Agata Kołakowska podpisuje swoje książki. Fot.K.Krzak |
Najwięcej czasu zajmuje jej sprawdzanie
opisywanych realiów, gdyż szanuje czytelnika i chciałaby, żeby otrzymał on
produkt najlepszej jakości, zgodny pod względem merytorycznym z prawdą. Stara się
też poruszać w formie beletrystycznej problemy ważne społecznie, o których nie
zawsze głośno się mówi. Na przykład w „Niechcianej prawdzie” przedstawia
historię męża, który opuszcza swoją żonę dla innego mężczyzny.
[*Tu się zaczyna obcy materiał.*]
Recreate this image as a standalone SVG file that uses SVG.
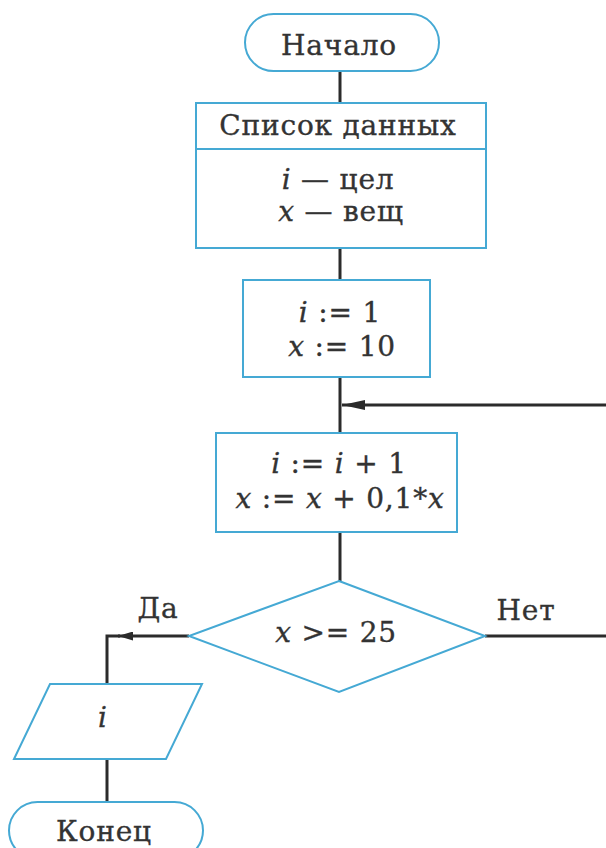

Agata Kołakowska
przyznaje, że czasami ma chwile trudne, gdy ma problemy z poprowadzeniem
dalszego ciągu akcji lub nachodzą ją wątpliwości, czy wymyśli jeszcze cos
ciekawego dla czytelnika i dla niej samej, tym bardziej, że w zalewie literatury
obyczajowej, zwanej niekiedy kobiecą nie jest łatwo zaskoczyć odbiorcę. Mimo to
proces twórczy jest tym, co lubi najbardziej lubi, a pisanie sprawia jej bezgraniczną
przyjemność. Lubi też czytać, jej ulubioną autorką jest Charlotte Link.